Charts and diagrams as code
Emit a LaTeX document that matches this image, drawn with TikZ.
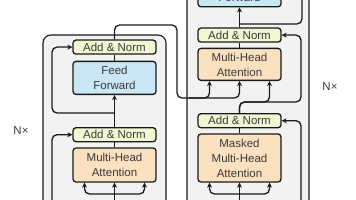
\documentclass[tikz,border=0pt]{standalone}
\usepackage{fontspec}
\setmainfont{Liberation Sans}
\usepackage{tikz}
\usetikzlibrary{arrows.meta, positioning, calc}
\definecolor{normfill}{HTML}{F3F6D2}
\definecolor{fffill}{HTML}{C9E7F5}
\definecolor{attfill}{HTML}{FCE1C1}
\definecolor{stackfill}{HTML}{F2F2F2}
\definecolor{linecol}{HTML}{1A1A1A}
\definecolor{textcol}{HTML}{3A3A3A}
\tikzstyle{arrow}=[-{Stealth[length=5pt, width=5pt]}, line width=1.3pt, color=linecol]
\tikzstyle{wire}=[line width=1.3pt, color=linecol]

\begin{document}
\begin{tikzpicture}[x=1pt, y=-1pt, node distance=5pt,
  block/.style={rectangle, rounded corners=3pt, draw=linecol, line width=1.3pt,
                minimum width=83pt, inner sep=0pt, align=center,
                text=textcol, font=\fontsize{11.5}{15}\selectfont},
  norm/.style={block, fill=normfill, minimum height=14pt},
  ff/.style={block, fill=fffill, minimum height=33pt},
  att/.style={block, fill=attfill, minimum height=34pt},
  stack/.style={rounded corners=8pt, draw=linecol, line width=1.1pt, fill=stackfill},
  reps/.style={text=textcol, font=\fontsize{11.5}{14}\selectfont}
]
\useasboundingbox (0,0) rectangle (356,200);
\clip (0,0) rectangle (356,200);

% Stacks
\draw[stack] (43,35) rectangle (166,215);
\draw[stack] (187,-30) rectangle (309,215);

% Encoder layer
\node[att] (emha) at (114.5,165) {Multi-Head\\Attention};
\node[norm, above=5pt of emha] (enorm1) {Add \& Norm};
\node[ff, above=32pt of enorm1] (eff) {Feed\\Forward};
\node[norm, above=6pt of eff] (enorm2) {Add \& Norm};
\node[reps] (encn) at (21,131) {N×};

% Decoder layer
\node[att, minimum height=48pt] (dmmha) at (239.5,158) {Masked\\Multi-Head\\Attention};
\node[norm, above=5pt of dmmha] (dnorm1) {Add \& Norm};
\node[att, minimum height=32pt, above=32pt of dnorm1] (dmha) {Multi-Head\\Attention};
\node[norm, above=5pt of dmha] (dnorm2) {Add \& Norm};
\node[ff, above=20pt of dnorm2] (dff) {Feed\\Forward};
\node[reps] (decn) at (330,87) {N×};

% Encoder wiring
\coordinate (ein) at (114.5,215);
\coordinate (esplit) at (114.5,194);
\coordinate (eres) at (52,215);
\coordinate (emid) at (114.5,113);
\coordinate (etop) at (177,25);
\coordinate (kv) at (177,98);

\draw[arrow] (ein) -- (emha);
\draw[arrow, rounded corners=5pt] (esplit) -| ([xshift=-30pt]emha.south);
\draw[arrow, rounded corners=5pt] (esplit) -| ([xshift=30pt]emha.south);
\draw[wire] (emha) -- (enorm1);
\draw[arrow, rounded corners=5pt] (eres) |- (enorm1);
\draw[arrow] (enorm1) -- (eff);
\draw[arrow, rounded corners=5pt] (emid) -- (emid -| eres) |- (enorm2);
\draw[wire] (eff) -- (enorm2);
\draw[arrow, rounded corners=5pt] (enorm2) |- (etop) -- (kv) -| ([xshift=-30pt]dmha.south);
\draw[arrow, rounded corners=5pt] ([xshift=12pt]kv) -| (dmha);

% Decoder wiring
\coordinate (din) at (239.5,215);
\coordinate (dsplit) at (239.5,194);
\coordinate (dres) at (301,215);
\coordinate (dq) at (239.5,102);
\coordinate (dmid) at (239.5,24);
\coordinate (dtop) at (302,-25);

\draw[arrow] (din) -- (dmmha);
\draw[arrow, rounded corners=5pt] (dsplit) -| ([xshift=-30pt]dmmha.south);
\draw[arrow, rounded corners=5pt] (dsplit) -| ([xshift=30pt]dmmha.south);
\draw[wire] (dmmha) -- (dnorm1);
\draw[arrow, rounded corners=5pt] (dres) |- (dnorm1);
\draw[arrow, rounded corners=5pt] (dnorm1) -- (dq) -| ([xshift=30pt]dmha.south);
\draw[arrow, rounded corners=5pt] (dnorm1) -- (dq) -- (dq -| dres) |- (dnorm2);
\draw[wire] (dmha) -- (dnorm2);
\draw[arrow] (dnorm2) -- (dff);
\draw[wire, rounded corners=5pt] (dmid) -| (dtop);
\end{tikzpicture}
\end{document}
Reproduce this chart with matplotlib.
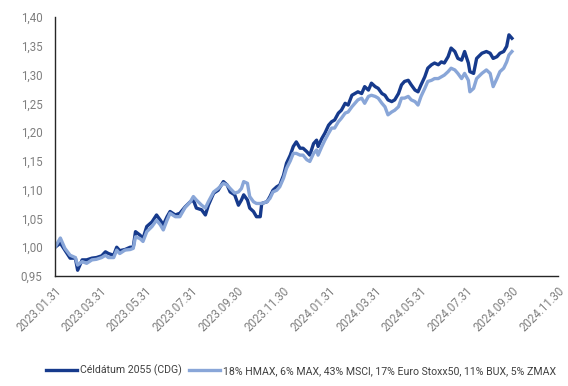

* _WHAT THE TASK REQUIRES_: Begin at the first line of the data above and repeat each line exactly, stopping after the line containing "(decn) at (330,87)". Omit the pictures.

* _ANSWER TO THE PROBLEM_:
Emit a LaTeX document that matches this image, drawn with TikZ.
\documentclass[tikz,border=0pt]{standalone}
\usepackage{fontspec}
\setmainfont{Liberation Sans}
\usepackage{tikz}
\usetikzlibrary{arrows.meta, positioning, calc}
\definecolor{normfill}{HTML}{F3F6D2}
\definecolor{fffill}{HTML}{C9E7F5}
\definecolor{attfill}{HTML}{FCE1C1}
\definecolor{stackfill}{HTML}{F2F2F2}
\definecolor{linecol}{HTML}{1A1A1A}
\definecolor{textcol}{HTML}{3A3A3A}
\tikzstyle{arrow}=[-{Stealth[length=5pt, width=5pt]}, line width=1.3pt, color=linecol]
\tikzstyle{wire}=[line width=1.3pt, color=linecol]

\begin{document}
\begin{tikzpicture}[x=1pt, y=-1pt, node distance=5pt,
  block/.style={rectangle, rounded corners=3pt, draw=linecol, line width=1.3pt,
                minimum width=83pt, inner sep=0pt, align=center,
                text=textcol, font=\fontsize{11.5}{15}\selectfont},
  norm/.style={block, fill=normfill, minimum height=14pt},
  ff/.style={block, fill=fffill, minimum height=33pt},
  att/.style={block, fill=attfill, minimum height=34pt},
  stack/.style={rounded corners=8pt, draw=linecol, line width=1.1pt, fill=stackfill},
  reps/.style={text=textcol, font=\fontsize{11.5}{14}\selectfont}
]
\useasboundingbox (0,0) rectangle (356,200);
\clip (0,0) rectangle (356,200);

% Stacks
\draw[stack] (43,35) rectangle (166,215);
\draw[stack] (187,-30) rectangle (309,215);

% Encoder layer
\node[att] (emha) at (114.5,165) {Multi-Head\\Attention};
\node[norm, above=5pt of emha] (enorm1) {Add \& Norm};
\node[ff, above=32pt of enorm1] (eff) {Feed\\Forward};
\node[norm, above=6pt of eff] (enorm2) {Add \& Norm};
\node[reps] (encn) at (21,131) {N×};

% Decoder layer
\node[att, minimum height=48pt] (dmmha) at (239.5,158) {Masked\\Multi-Head\\Attention};
\node[norm, above=5pt of dmmha] (dnorm1) {Add \& Norm};
\node[att, minimum height=32pt, above=32pt of dnorm1] (dmha) {Multi-Head\\Attention};
\node[norm, above=5pt of dmha] (dnorm2) {Add \& Norm};
\node[ff, above=20pt of dnorm2] (dff) {Feed\\Forward};
\node[reps] (decn) at (330,87) {N×};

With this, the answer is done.